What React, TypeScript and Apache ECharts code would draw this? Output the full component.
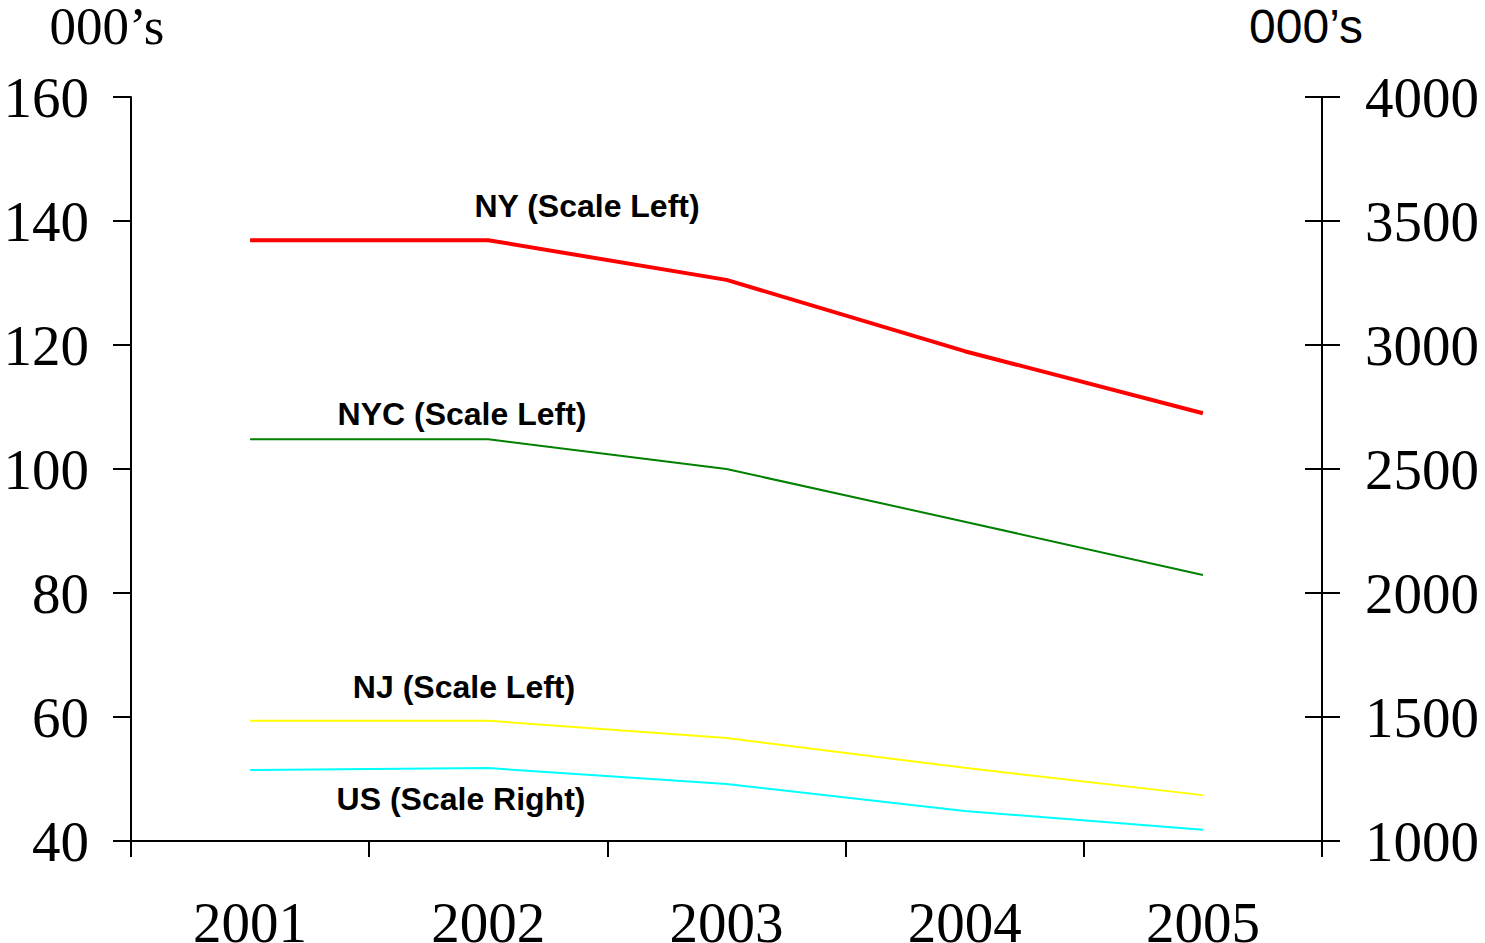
import React, { useEffect, useRef } from "react";
import * as echarts from "echarts";

const years = ["2001", "2002", "2003", "2004", "2005"];
const nyValues = [136.9, 136.9, 130.5, 119.0, 109.0];
const nycValues = [104.8, 104.8, 100.0, 91.5, 82.9];
const njValues = [59.4, 59.4, 56.6, 51.8, 47.4];
const usValues = [1286, 1294, 1230, 1121, 1045];

const seriesLabels = [
  { text: "NY (Scale Left)", x: 587, y: 206 },
  { text: "NYC (Scale Left)", x: 462, y: 414 },
  { text: "NJ (Scale Left)", x: 464, y: 687 },
  { text: "US (Scale Right)", x: 461, y: 799 },
];

const SERIF = "'Liberation Serif', 'Times New Roman', serif";
const SANS = "'Liberation Sans', Arial, sans-serif";

export default function App() {
  const ref = useRef<HTMLDivElement>(null);
  useEffect(() => {
    if (!ref.current) return;
    const chart = echarts.init(ref.current, null, { renderer: "svg" });
    const axisLine = { show: true, lineStyle: { color: "#000", width: 2 } };
    const rightAxisBase = {
      type: "value" as const,
      position: "right" as const,
      min: 1000,
      max: 4000,
      interval: 500,
      splitLine: { show: false },
      axisLine,
    };
    chart.setOption({
      animation: false,
      backgroundColor: "#fff",
      grid: {
        left: 131,
        right: 163,
        top: 97,
        bottom: 102,
        containLabel: false,
        outerBoundsMode: "none",
      },
      xAxis: {
        type: "category",
        data: years,
        boundaryGap: true,
        axisLine,
        axisTick: { show: true, length: 16, lineStyle: { color: "#000", width: 2 } },
        axisLabel: {
          color: "#000",
          fontFamily: SERIF,
          fontSize: 57,
          lineHeight: 40,
          margin: 61,
        },
        splitLine: { show: false },
      },
      yAxis: [
        {
          type: "value",
          position: "left",
          min: 40,
          max: 160,
          interval: 20,
          splitLine: { show: false },
          axisLine,
          axisTick: { show: true, length: 18, lineStyle: { color: "#000", width: 2 } },
          axisLabel: { color: "#000", fontFamily: SERIF, fontSize: 57, margin: 42 },
        },
        {
          ...rightAxisBase,
          axisTick: { show: true, length: 18, lineStyle: { color: "#000", width: 2 } },
          axisLabel: {
            color: "#000",
            fontFamily: SERIF,
            fontSize: 57,
            margin: 43,
            formatter: (v: number) => String(v),
          },
        },
        {
          ...rightAxisBase,
          axisTick: { show: true, inside: true, length: 17, lineStyle: { color: "#000", width: 2 } },
          axisLabel: { show: false },
        },
      ],
      series: [
        {
          name: "NY",
          type: "line",
          data: nyValues,
          yAxisIndex: 0,
          symbol: "none",
          lineStyle: { color: "#ff0000", width: 4 },
        },
        {
          name: "NYC",
          type: "line",
          data: nycValues,
          yAxisIndex: 0,
          symbol: "none",
          lineStyle: { color: "#008000", width: 2 },
        },
        {
          name: "NJ",
          type: "line",
          data: njValues,
          yAxisIndex: 0,
          symbol: "none",
          lineStyle: { color: "#ffff00", width: 2 },
        },
        {
          name: "US",
          type: "line",
          data: usValues,
          yAxisIndex: 1,
          symbol: "none",
          lineStyle: { color: "#00ffff", width: 2 },
        },
      ],
      graphic: [
        {
          type: "text",
          x: 107,
          y: 26,
          style: {
            text: "000’s",
            fontFamily: SERIF,
            fontSize: 53,
            lineHeight: 40,
            fill: "#000",
            align: "center",
            verticalAlign: "middle",
          },
        },
        {
          type: "text",
          x: 1306,
          y: 26,
          style: {
            text: "000’s",
            fontFamily: SANS,
            fontSize: 48,
            lineHeight: 40,
            fill: "#000",
            align: "center",
            verticalAlign: "middle",
          },
        },
        ...seriesLabels.map((l) => ({
          type: "text",
          x: l.x,
          y: l.y,
          style: {
            text: l.text,
            fontFamily: SANS,
            fontWeight: "bold",
            fontSize: 32,
            fill: "#000",
            align: "center",
            verticalAlign: "middle",
          },
        })),
      ],
    });
    return () => chart.dispose();
  }, []);
  return (
    <div
      ref={ref}
      style={{ position: "absolute", left: 0, top: 0, width: 1485, height: 943 }}
    />
  );
}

──────────

Pictures in the data above should not be copied; transcribe everything else exactly.

* Answer to the problem
What React, TypeScript and Apache ECharts code would draw this? Output the full component.
import React, { useEffect, useRef } from "react";
import * as echarts from "echarts";

const years = ["2001", "2002", "2003", "2004", "2005"];
const nyValues = [136.9, 136.9, 130.5, 119.0, 109.0];
const nycValues = [104.8, 104.8, 100.0, 91.5, 82.9];
const njValues = [59.4, 59.4, 56.6, 51.8, 47.4];
const usValues = [1286, 1294, 1230, 1121, 1045];

const seriesLabels = [
  { text: "NY (Scale Left)", x: 587, y: 206 },
  { text: "NYC (Scale Left)", x: 462, y: 414 },
  { text: "NJ (Scale Left)", x: 464, y: 687 },
  { text: "US (Scale Right)", x: 461, y: 799 },
];

const SERIF = "'Liberation Serif', 'Times New Roman', serif";
const SANS = "'Liberation Sans', Arial, sans-serif";

export default function App() {
  const ref = useRef<HTMLDivElement>(null);
  useEffect(() => {
    if (!ref.current) return;
    const chart = echarts.init(ref.current, null, { renderer: "svg" });
    const axisLine = { show: true, lineStyle: { color: "#000", width: 2 } };
    const rightAxisBase = {
      type: "value" as const,
      position: "right" as const,
      min: 1000,
      max: 4000,
      interval: 500,
      splitLine: { show: false },
      axisLine,
    };
    chart.setOption({
      animation: false,
      backgroundColor: "#fff",
      grid: {
        left: 131,
        right: 163,
        top: 97,
        bottom: 102,
        containLabel: false,
        outerBoundsMode: "none",
      },
      xAxis: {
        type: "category",
        data: years,
        boundaryGap: true,
        axisLine,
        axisTick: { show: true, length: 16, lineStyle: { color: "#000", width: 2 } },
        axisLabel: {
          color: "#000",
          fontFamily: SERIF,
          fontSize: 57,
          lineHeight: 40,
          margin: 61,
        },
        splitLine: { show: false },
      },
      yAxis: [
        {
          type: "value",
          position: "left",
          min: 40,
          max: 160,
          interval: 20,
          splitLine: { show: false },
          axisLine,
          axisTick: { show: true, length: 18, lineStyle: { color: "#000", width: 2 } },
          axisLabel: { color: "#000", fontFamily: SERIF, fontSize: 57, margin: 42 },
        },
        {
          ...rightAxisBase,
          axisTick: { show: true, length: 18, lineStyle: { color: "#000", width: 2 } },
          axisLabel: {
            color: "#000",
            fontFamily: SERIF,
            fontSize: 57,
            margin: 43,
            formatter: (v: number) => String(v),
          },
        },
        {
          ...rightAxisBase,
          axisTick: { show: true, inside: true, length: 17, lineStyle: { color: "#000", width: 2 } },
          axisLabel: { show: false },
        },
      ],
      series: [
        {
          name: "NY",
          type: "line",
          data: nyValues,
          yAxisIndex: 0,
          symbol: "none",
          lineStyle: { color: "#ff0000", width: 4 },
        },
        {
          name: "NYC",
          type: "line",
          data: nycValues,
          yAxisIndex: 0,
          symbol: "none",
          lineStyle: { color: "#008000", width: 2 },
        },
        {
          name: "NJ",
          type: "line",
          data: njValues,
          yAxisIndex: 0,
          symbol: "none",
          lineStyle: { color: "#ffff00", width: 2 },
        },
        {
          name: "US",
          type: "line",
          data: usValues,
          yAxisIndex: 1,
          symbol: "none",
          lineStyle: { color: "#00ffff", width: 2 },
        },
      ],
      graphic: [
        {
          type: "text",
          x: 107,
          y: 26,
          style: {
            text: "000’s",
            fontFamily: SERIF,
            fontSize: 53,
            lineHeight: 40,
            fill: "#000",
            align: "center",
            verticalAlign: "middle",
          },
        },
        {
          type: "text",
          x: 1306,
          y: 26,
          style: {
            text: "000’s",
            fontFamily: SANS,
            fontSize: 48,
            lineHeight: 40,
            fill: "#000",
            align: "center",
            verticalAlign: "middle",
          },
        },
        ...seriesLabels.map((l) => ({
          type: "text",
          x: l.x,
          y: l.y,
          style: {
            text: l.text,
            fontFamily: SANS,
            fontWeight: "bold",
            fontSize: 32,
            fill: "#000",
            align: "center",
            verticalAlign: "middle",
          },
        })),
      ],
    });
    return () => chart.dispose();
  }, []);
  return (
    <div
      ref={ref}
      style={{ position: "absolute", left: 0, top: 0, width: 1485, height: 943 }}
    />
  );
}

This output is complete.